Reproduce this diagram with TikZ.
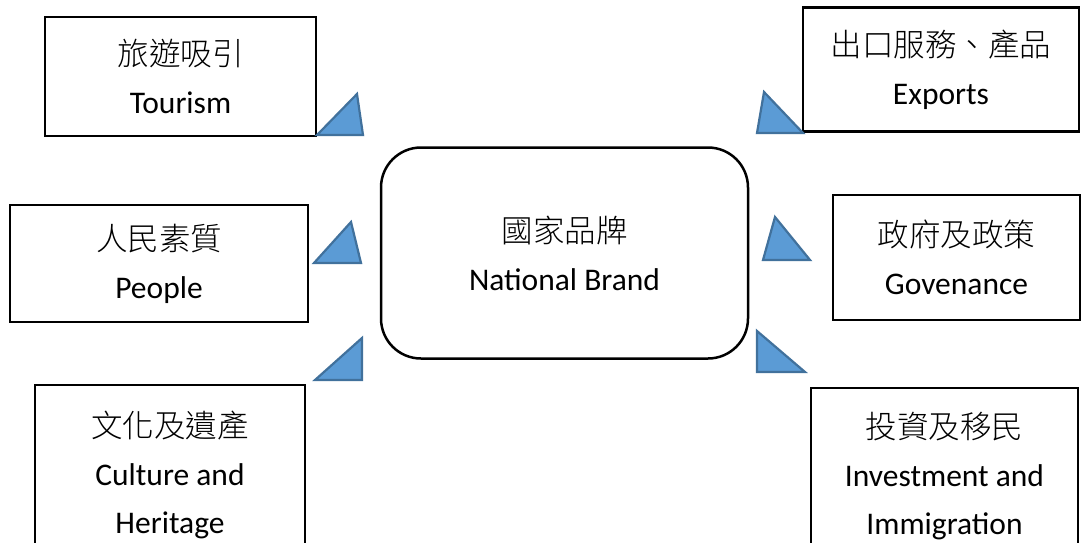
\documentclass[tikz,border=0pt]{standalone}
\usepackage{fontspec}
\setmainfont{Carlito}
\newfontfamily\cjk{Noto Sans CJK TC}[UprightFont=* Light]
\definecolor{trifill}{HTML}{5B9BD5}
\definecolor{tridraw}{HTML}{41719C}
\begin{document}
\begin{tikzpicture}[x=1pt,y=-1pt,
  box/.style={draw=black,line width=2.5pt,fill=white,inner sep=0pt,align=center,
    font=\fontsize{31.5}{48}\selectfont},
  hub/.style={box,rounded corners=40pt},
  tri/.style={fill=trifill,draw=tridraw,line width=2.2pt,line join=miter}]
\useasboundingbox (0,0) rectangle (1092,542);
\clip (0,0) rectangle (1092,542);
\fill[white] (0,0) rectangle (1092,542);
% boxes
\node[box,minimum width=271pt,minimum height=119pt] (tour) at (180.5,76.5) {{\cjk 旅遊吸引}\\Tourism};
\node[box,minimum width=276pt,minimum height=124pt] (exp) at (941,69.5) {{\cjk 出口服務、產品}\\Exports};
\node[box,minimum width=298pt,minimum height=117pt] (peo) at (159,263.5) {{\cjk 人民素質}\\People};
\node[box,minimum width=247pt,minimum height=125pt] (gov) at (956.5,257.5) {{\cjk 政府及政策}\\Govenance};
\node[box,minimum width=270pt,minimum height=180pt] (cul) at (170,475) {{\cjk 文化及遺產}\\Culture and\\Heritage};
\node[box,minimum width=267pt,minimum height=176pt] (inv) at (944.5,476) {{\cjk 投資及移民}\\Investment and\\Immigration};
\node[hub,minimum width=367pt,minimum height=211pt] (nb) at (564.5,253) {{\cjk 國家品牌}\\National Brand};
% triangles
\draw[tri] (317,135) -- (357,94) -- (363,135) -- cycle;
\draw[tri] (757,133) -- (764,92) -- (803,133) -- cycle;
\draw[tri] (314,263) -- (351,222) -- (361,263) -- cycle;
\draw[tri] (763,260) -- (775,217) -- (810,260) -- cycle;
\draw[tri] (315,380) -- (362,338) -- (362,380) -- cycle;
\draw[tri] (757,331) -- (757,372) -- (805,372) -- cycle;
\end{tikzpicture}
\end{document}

## Directions for this task
Reproduce the whole listing word for word, setting aside any pictures.

## Complete response
Reproduce this diagram with TikZ.
\documentclass[tikz,border=0pt]{standalone}
\usepackage{fontspec}
\setmainfont{Carlito}
\newfontfamily\cjk{Noto Sans CJK TC}[UprightFont=* Light]
\definecolor{trifill}{HTML}{5B9BD5}
\definecolor{tridraw}{HTML}{41719C}
\begin{document}
\begin{tikzpicture}[x=1pt,y=-1pt,
  box/.style={draw=black,line width=2.5pt,fill=white,inner sep=0pt,align=center,
    font=\fontsize{31.5}{48}\selectfont},
  hub/.style={box,rounded corners=40pt},
  tri/.style={fill=trifill,draw=tridraw,line width=2.2pt,line join=miter}]
\useasboundingbox (0,0) rectangle (1092,542);
\clip (0,0) rectangle (1092,542);
\fill[white] (0,0) rectangle (1092,542);
% boxes
\node[box,minimum width=271pt,minimum height=119pt] (tour) at (180.5,76.5) {{\cjk 旅遊吸引}\\Tourism};
\node[box,minimum width=276pt,minimum height=124pt] (exp) at (941,69.5) {{\cjk 出口服務、產品}\\Exports};
\node[box,minimum width=298pt,minimum height=117pt] (peo) at (159,263.5) {{\cjk 人民素質}\\People};
\node[box,minimum width=247pt,minimum height=125pt] (gov) at (956.5,257.5) {{\cjk 政府及政策}\\Govenance};
\node[box,minimum width=270pt,minimum height=180pt] (cul) at (170,475) {{\cjk 文化及遺產}\\Culture and\\Heritage};
\node[box,minimum width=267pt,minimum height=176pt] (inv) at (944.5,476) {{\cjk 投資及移民}\\Investment and\\Immigration};
\node[hub,minimum width=367pt,minimum height=211pt] (nb) at (564.5,253) {{\cjk 國家品牌}\\National Brand};
% triangles
\draw[tri] (317,135) -- (357,94) -- (363,135) -- cycle;
\draw[tri] (757,133) -- (764,92) -- (803,133) -- cycle;
\draw[tri] (314,263) -- (351,222) -- (361,263) -- cycle;
\draw[tri] (763,260) -- (775,217) -- (810,260) -- cycle;
\draw[tri] (315,380) -- (362,338) -- (362,380) -- cycle;
\draw[tri] (757,331) -- (757,372) -- (805,372) -- cycle;
\end{tikzpicture}
\end{document}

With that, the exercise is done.